* Begin Records to process *

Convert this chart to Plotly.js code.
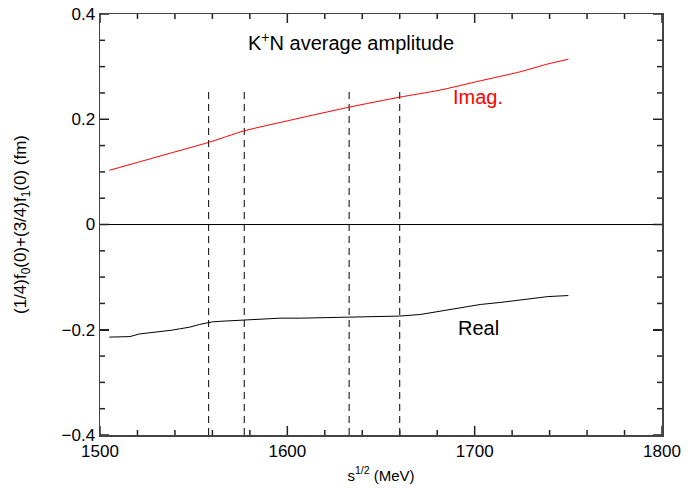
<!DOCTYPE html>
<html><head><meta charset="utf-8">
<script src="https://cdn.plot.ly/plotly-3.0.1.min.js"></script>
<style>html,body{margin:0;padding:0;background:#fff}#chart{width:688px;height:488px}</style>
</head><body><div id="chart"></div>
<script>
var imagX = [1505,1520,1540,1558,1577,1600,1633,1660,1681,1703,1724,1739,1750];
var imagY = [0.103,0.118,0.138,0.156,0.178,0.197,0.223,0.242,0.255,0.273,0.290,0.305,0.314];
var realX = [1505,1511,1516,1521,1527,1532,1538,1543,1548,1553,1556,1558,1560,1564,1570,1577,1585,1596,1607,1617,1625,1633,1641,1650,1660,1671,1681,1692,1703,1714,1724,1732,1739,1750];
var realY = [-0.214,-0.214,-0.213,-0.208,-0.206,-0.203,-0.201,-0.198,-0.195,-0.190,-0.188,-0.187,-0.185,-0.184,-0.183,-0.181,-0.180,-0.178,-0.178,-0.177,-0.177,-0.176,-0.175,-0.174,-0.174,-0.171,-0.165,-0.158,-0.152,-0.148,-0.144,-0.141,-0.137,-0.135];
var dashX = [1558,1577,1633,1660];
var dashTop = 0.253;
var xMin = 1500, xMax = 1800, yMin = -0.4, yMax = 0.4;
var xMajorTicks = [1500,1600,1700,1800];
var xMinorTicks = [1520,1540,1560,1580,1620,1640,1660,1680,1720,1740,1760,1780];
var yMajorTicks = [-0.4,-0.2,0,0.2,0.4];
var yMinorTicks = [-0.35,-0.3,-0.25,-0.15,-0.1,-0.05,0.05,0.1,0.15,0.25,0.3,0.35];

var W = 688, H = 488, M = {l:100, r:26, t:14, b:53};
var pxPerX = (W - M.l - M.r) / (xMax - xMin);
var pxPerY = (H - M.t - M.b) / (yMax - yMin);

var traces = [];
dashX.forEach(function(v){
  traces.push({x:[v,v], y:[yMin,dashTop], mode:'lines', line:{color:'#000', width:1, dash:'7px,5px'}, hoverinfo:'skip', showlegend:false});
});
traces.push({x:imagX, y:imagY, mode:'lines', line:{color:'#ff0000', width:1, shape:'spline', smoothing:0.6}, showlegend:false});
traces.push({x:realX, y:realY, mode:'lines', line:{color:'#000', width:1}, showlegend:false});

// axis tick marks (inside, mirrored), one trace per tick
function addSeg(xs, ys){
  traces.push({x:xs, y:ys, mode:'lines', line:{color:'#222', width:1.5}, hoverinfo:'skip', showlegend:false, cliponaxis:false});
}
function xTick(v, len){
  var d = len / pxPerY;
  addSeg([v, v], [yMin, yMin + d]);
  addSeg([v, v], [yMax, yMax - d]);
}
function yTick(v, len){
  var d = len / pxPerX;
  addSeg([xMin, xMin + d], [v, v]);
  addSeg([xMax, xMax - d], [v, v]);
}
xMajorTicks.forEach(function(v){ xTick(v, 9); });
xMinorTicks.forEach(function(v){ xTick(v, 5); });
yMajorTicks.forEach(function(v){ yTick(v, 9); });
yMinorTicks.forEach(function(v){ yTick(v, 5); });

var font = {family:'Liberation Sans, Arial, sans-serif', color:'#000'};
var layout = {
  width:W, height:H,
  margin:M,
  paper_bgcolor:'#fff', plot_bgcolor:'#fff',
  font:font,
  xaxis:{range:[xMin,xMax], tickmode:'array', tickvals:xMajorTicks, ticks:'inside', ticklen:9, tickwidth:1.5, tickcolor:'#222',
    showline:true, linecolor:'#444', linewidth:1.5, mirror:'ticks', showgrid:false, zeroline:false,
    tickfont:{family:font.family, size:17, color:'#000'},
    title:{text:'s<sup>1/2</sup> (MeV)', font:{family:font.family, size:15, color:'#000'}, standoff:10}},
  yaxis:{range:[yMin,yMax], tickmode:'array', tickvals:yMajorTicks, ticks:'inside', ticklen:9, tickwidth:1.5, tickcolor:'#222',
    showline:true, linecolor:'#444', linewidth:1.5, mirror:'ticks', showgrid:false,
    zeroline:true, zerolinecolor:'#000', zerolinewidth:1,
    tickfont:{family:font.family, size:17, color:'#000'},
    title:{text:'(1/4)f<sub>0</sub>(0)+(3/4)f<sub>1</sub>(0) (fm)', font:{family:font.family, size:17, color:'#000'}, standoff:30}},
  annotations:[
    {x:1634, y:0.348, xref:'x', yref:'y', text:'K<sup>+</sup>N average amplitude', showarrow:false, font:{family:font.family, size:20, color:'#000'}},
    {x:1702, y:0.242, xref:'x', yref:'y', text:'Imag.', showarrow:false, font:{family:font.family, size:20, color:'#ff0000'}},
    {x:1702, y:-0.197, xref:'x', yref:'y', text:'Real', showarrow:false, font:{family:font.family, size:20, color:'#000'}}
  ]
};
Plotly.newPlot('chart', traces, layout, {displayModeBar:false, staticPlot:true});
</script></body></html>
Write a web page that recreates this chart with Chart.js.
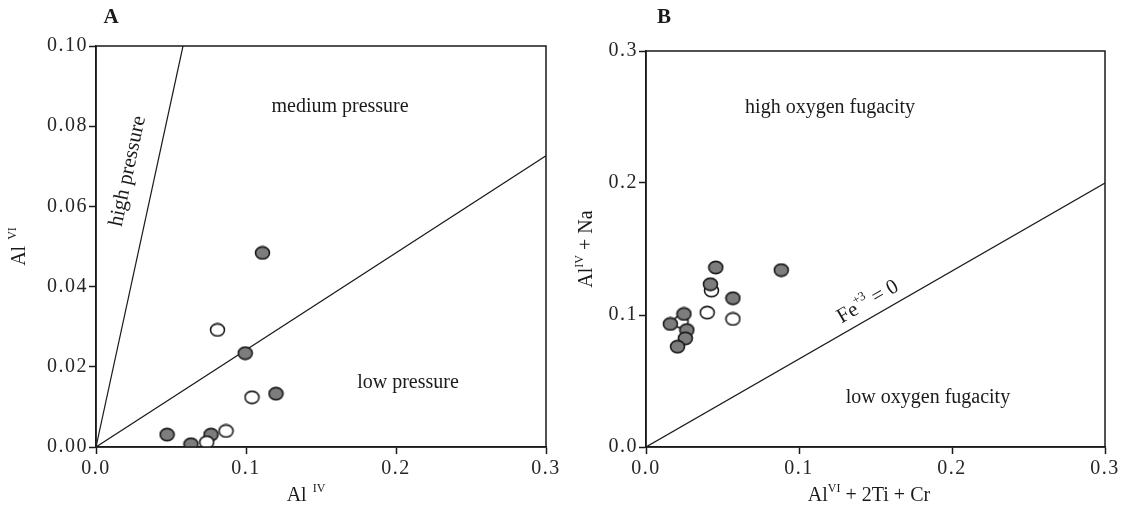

* End Records to process *

_Directions for this task_
Repeat all of the records verbatim, leaving out the pictures.

_Expected answer_
Convert this chart to Plotly.js code.
<!DOCTYPE html>
<html><head><meta charset="utf-8">
<script src="https://cdn.plot.ly/plotly-3.0.1.min.js"></script>
<style>html,body{margin:0;padding:0;background:#fff}#chart{width:688px;height:488px}</style>
</head><body><div id="chart"></div>
<script>
var imagX = [1505,1520,1540,1558,1577,1600,1633,1660,1681,1703,1724,1739,1750];
var imagY = [0.103,0.118,0.138,0.156,0.178,0.197,0.223,0.242,0.255,0.273,0.290,0.305,0.314];
var realX = [1505,1511,1516,1521,1527,1532,1538,1543,1548,1553,1556,1558,1560,1564,1570,1577,1585,1596,1607,1617,1625,1633,1641,1650,1660,1671,1681,1692,1703,1714,1724,1732,1739,1750];
var realY = [-0.214,-0.214,-0.213,-0.208,-0.206,-0.203,-0.201,-0.198,-0.195,-0.190,-0.188,-0.187,-0.185,-0.184,-0.183,-0.181,-0.180,-0.178,-0.178,-0.177,-0.177,-0.176,-0.175,-0.174,-0.174,-0.171,-0.165,-0.158,-0.152,-0.148,-0.144,-0.141,-0.137,-0.135];
var dashX = [1558,1577,1633,1660];
var dashTop = 0.253;
var xMin = 1500, xMax = 1800, yMin = -0.4, yMax = 0.4;
var xMajorTicks = [1500,1600,1700,1800];
var xMinorTicks = [1520,1540,1560,1580,1620,1640,1660,1680,1720,1740,1760,1780];
var yMajorTicks = [-0.4,-0.2,0,0.2,0.4];
var yMinorTicks = [-0.35,-0.3,-0.25,-0.15,-0.1,-0.05,0.05,0.1,0.15,0.25,0.3,0.35];

var W = 688, H = 488, M = {l:100, r:26, t:14, b:53};
var pxPerX = (W - M.l - M.r) / (xMax - xMin);
var pxPerY = (H - M.t - M.b) / (yMax - yMin);

var traces = [];
dashX.forEach(function(v){
  traces.push({x:[v,v], y:[yMin,dashTop], mode:'lines', line:{color:'#000', width:1, dash:'7px,5px'}, hoverinfo:'skip', showlegend:false});
});
traces.push({x:imagX, y:imagY, mode:'lines', line:{color:'#ff0000', width:1, shape:'spline', smoothing:0.6}, showlegend:false});
traces.push({x:realX, y:realY, mode:'lines', line:{color:'#000', width:1}, showlegend:false});

// axis tick marks (inside, mirrored), one trace per tick
function addSeg(xs, ys){
  traces.push({x:xs, y:ys, mode:'lines', line:{color:'#222', width:1.5}, hoverinfo:'skip', showlegend:false, cliponaxis:false});
}
function xTick(v, len){
  var d = len / pxPerY;
  addSeg([v, v], [yMin, yMin + d]);
  addSeg([v, v], [yMax, yMax - d]);
}
function yTick(v, len){
  var d = len / pxPerX;
  addSeg([xMin, xMin + d], [v, v]);
  addSeg([xMax, xMax - d], [v, v]);
}
xMajorTicks.forEach(function(v){ xTick(v, 9); });
xMinorTicks.forEach(function(v){ xTick(v, 5); });
yMajorTicks.forEach(function(v){ yTick(v, 9); });
yMinorTicks.forEach(function(v){ yTick(v, 5); });

var font = {family:'Liberation Sans, Arial, sans-serif', color:'#000'};
var layout = {
  width:W, height:H,
  margin:M,
  paper_bgcolor:'#fff', plot_bgcolor:'#fff',
  font:font,
  xaxis:{range:[xMin,xMax], tickmode:'array', tickvals:xMajorTicks, ticks:'inside', ticklen:9, tickwidth:1.5, tickcolor:'#222',
    showline:true, linecolor:'#444', linewidth:1.5, mirror:'ticks', showgrid:false, zeroline:false,
    tickfont:{family:font.family, size:17, color:'#000'},
    title:{text:'s<sup>1/2</sup> (MeV)', font:{family:font.family, size:15, color:'#000'}, standoff:10}},
  yaxis:{range:[yMin,yMax], tickmode:'array', tickvals:yMajorTicks, ticks:'inside', ticklen:9, tickwidth:1.5, tickcolor:'#222',
    showline:true, linecolor:'#444', linewidth:1.5, mirror:'ticks', showgrid:false,
    zeroline:true, zerolinecolor:'#000', zerolinewidth:1,
    tickfont:{family:font.family, size:17, color:'#000'},
    title:{text:'(1/4)f<sub>0</sub>(0)+(3/4)f<sub>1</sub>(0) (fm)', font:{family:font.family, size:17, color:'#000'}, standoff:30}},
  annotations:[
    {x:1634, y:0.348, xref:'x', yref:'y', text:'K<sup>+</sup>N average amplitude', showarrow:false, font:{family:font.family, size:20, color:'#000'}},
    {x:1702, y:0.242, xref:'x', yref:'y', text:'Imag.', showarrow:false, font:{family:font.family, size:20, color:'#ff0000'}},
    {x:1702, y:-0.197, xref:'x', yref:'y', text:'Real', showarrow:false, font:{family:font.family, size:20, color:'#000'}}
  ]
};
Plotly.newPlot('chart', traces, layout, {displayModeBar:false, staticPlot:true});
</script></body></html>
Write a web page that recreates this chart with Chart.js.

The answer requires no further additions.